** Task prompt **
Print the listing in its entirety and exactly, leaving out images.

— start —

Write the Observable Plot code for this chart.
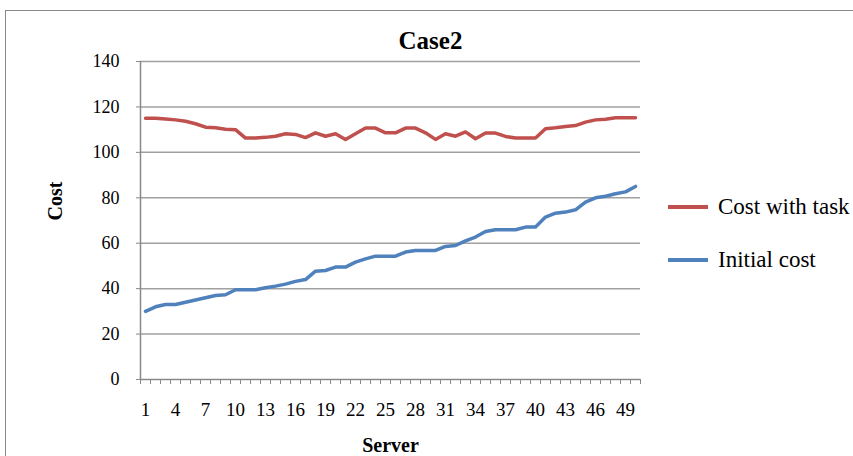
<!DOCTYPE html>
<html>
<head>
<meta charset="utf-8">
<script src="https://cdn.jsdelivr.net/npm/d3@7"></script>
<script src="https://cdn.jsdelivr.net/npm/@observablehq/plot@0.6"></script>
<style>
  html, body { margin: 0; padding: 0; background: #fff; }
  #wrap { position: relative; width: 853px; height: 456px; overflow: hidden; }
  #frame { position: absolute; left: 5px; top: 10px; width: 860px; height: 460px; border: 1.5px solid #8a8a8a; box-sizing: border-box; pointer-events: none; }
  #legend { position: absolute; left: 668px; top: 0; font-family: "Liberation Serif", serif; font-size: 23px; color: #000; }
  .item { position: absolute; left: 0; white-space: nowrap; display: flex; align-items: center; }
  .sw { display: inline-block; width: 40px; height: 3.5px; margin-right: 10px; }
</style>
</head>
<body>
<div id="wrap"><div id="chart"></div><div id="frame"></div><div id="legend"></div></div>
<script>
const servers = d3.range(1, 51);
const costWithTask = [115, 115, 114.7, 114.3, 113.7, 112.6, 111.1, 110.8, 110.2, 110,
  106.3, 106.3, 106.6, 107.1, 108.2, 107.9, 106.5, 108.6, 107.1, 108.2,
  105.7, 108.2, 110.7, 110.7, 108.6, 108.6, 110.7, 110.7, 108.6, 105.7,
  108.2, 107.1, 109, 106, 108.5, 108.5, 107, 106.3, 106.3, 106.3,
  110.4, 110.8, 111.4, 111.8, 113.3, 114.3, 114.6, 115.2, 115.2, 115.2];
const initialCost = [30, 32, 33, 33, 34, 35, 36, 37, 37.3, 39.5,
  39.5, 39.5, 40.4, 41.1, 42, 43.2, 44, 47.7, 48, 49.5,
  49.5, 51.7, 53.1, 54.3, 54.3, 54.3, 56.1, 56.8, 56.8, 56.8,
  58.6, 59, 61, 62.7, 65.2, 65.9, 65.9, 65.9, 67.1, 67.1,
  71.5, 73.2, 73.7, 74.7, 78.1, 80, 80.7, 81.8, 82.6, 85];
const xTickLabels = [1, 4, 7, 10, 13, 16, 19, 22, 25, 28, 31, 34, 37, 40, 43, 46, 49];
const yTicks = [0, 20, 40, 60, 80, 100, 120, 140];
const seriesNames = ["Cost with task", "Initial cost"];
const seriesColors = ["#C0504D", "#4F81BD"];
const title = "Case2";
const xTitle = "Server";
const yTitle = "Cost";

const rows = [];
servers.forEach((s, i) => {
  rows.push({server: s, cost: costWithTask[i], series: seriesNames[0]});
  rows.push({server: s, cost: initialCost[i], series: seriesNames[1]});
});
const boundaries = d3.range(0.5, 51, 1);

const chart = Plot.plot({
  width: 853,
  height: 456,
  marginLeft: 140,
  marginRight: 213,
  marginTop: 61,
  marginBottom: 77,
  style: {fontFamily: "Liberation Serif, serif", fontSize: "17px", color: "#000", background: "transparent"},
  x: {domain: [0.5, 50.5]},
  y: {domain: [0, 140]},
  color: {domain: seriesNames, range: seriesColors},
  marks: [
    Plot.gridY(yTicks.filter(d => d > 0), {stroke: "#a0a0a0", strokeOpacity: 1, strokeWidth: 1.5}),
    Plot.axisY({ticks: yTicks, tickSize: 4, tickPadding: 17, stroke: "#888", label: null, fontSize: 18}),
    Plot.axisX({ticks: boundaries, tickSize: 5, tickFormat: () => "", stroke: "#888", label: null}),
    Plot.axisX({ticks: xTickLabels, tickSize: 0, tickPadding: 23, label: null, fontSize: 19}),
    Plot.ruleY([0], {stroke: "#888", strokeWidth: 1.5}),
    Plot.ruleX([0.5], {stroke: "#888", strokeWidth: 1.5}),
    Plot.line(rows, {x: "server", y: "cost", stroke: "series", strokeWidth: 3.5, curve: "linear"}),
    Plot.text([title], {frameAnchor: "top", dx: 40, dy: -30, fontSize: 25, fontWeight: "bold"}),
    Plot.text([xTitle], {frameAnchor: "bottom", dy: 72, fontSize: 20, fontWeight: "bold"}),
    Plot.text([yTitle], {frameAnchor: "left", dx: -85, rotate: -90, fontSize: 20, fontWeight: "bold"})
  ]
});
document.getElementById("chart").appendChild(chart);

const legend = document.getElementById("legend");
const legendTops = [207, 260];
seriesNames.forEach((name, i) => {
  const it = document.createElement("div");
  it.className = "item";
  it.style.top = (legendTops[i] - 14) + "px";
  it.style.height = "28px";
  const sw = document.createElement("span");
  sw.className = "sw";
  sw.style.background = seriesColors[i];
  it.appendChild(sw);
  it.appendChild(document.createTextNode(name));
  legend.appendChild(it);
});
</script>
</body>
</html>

— end —

** Solution **
Write the Observable Plot code for this chart.
<!DOCTYPE html>
<html>
<head>
<meta charset="utf-8">
<script src="https://cdn.jsdelivr.net/npm/d3@7"></script>
<script src="https://cdn.jsdelivr.net/npm/@observablehq/plot@0.6"></script>
<style>
  html, body { margin: 0; padding: 0; background: #fff; }
  #wrap { position: relative; width: 853px; height: 456px; overflow: hidden; }
  #frame { position: absolute; left: 5px; top: 10px; width: 860px; height: 460px; border: 1.5px solid #8a8a8a; box-sizing: border-box; pointer-events: none; }
  #legend { position: absolute; left: 668px; top: 0; font-family: "Liberation Serif", serif; font-size: 23px; color: #000; }
  .item { position: absolute; left: 0; white-space: nowrap; display: flex; align-items: center; }
  .sw { display: inline-block; width: 40px; height: 3.5px; margin-right: 10px; }
</style>
</head>
<body>
<div id="wrap"><div id="chart"></div><div id="frame"></div><div id="legend"></div></div>
<script>
const servers = d3.range(1, 51);
const costWithTask = [115, 115, 114.7, 114.3, 113.7, 112.6, 111.1, 110.8, 110.2, 110,
  106.3, 106.3, 106.6, 107.1, 108.2, 107.9, 106.5, 108.6, 107.1, 108.2,
  105.7, 108.2, 110.7, 110.7, 108.6, 108.6, 110.7, 110.7, 108.6, 105.7,
  108.2, 107.1, 109, 106, 108.5, 108.5, 107, 106.3, 106.3, 106.3,
  110.4, 110.8, 111.4, 111.8, 113.3, 114.3, 114.6, 115.2, 115.2, 115.2];
const initialCost = [30, 32, 33, 33, 34, 35, 36, 37, 37.3, 39.5,
  39.5, 39.5, 40.4, 41.1, 42, 43.2, 44, 47.7, 48, 49.5,
  49.5, 51.7, 53.1, 54.3, 54.3, 54.3, 56.1, 56.8, 56.8, 56.8,
  58.6, 59, 61, 62.7, 65.2, 65.9, 65.9, 65.9, 67.1, 67.1,
  71.5, 73.2, 73.7, 74.7, 78.1, 80, 80.7, 81.8, 82.6, 85];
const xTickLabels = [1, 4, 7, 10, 13, 16, 19, 22, 25, 28, 31, 34, 37, 40, 43, 46, 49];
const yTicks = [0, 20, 40, 60, 80, 100, 120, 140];
const seriesNames = ["Cost with task", "Initial cost"];
const seriesColors = ["#C0504D", "#4F81BD"];
const title = "Case2";
const xTitle = "Server";
const yTitle = "Cost";

const rows = [];
servers.forEach((s, i) => {
  rows.push({server: s, cost: costWithTask[i], series: seriesNames[0]});
  rows.push({server: s, cost: initialCost[i], series: seriesNames[1]});
});
const boundaries = d3.range(0.5, 51, 1);

const chart = Plot.plot({
  width: 853,
  height: 456,
  marginLeft: 140,
  marginRight: 213,
  marginTop: 61,
  marginBottom: 77,
  style: {fontFamily: "Liberation Serif, serif", fontSize: "17px", color: "#000", background: "transparent"},
  x: {domain: [0.5, 50.5]},
  y: {domain: [0, 140]},
  color: {domain: seriesNames, range: seriesColors},
  marks: [
    Plot.gridY(yTicks.filter(d => d > 0), {stroke: "#a0a0a0", strokeOpacity: 1, strokeWidth: 1.5}),
    Plot.axisY({ticks: yTicks, tickSize: 4, tickPadding: 17, stroke: "#888", label: null, fontSize: 18}),
    Plot.axisX({ticks: boundaries, tickSize: 5, tickFormat: () => "", stroke: "#888", label: null}),
    Plot.axisX({ticks: xTickLabels, tickSize: 0, tickPadding: 23, label: null, fontSize: 19}),
    Plot.ruleY([0], {stroke: "#888", strokeWidth: 1.5}),
    Plot.ruleX([0.5], {stroke: "#888", strokeWidth: 1.5}),
    Plot.line(rows, {x: "server", y: "cost", stroke: "series", strokeWidth: 3.5, curve: "linear"}),
    Plot.text([title], {frameAnchor: "top", dx: 40, dy: -30, fontSize: 25, fontWeight: "bold"}),
    Plot.text([xTitle], {frameAnchor: "bottom", dy: 72, fontSize: 20, fontWeight: "bold"}),
    Plot.text([yTitle], {frameAnchor: "left", dx: -85, rotate: -90, fontSize: 20, fontWeight: "bold"})
  ]
});
document.getElementById("chart").appendChild(chart);

const legend = document.getElementById("legend");
const legendTops = [207, 260];
seriesNames.forEach((name, i) => {
  const it = document.createElement("div");
  it.className = "item";
  it.style.top = (legendTops[i] - 14) + "px";
  it.style.height = "28px";
  const sw = document.createElement("span");
  sw.className = "sw";
  sw.style.background = seriesColors[i];
  it.appendChild(sw);
  it.appendChild(document.createTextNode(name));
  legend.appendChild(it);
});
</script>
</body>
</html>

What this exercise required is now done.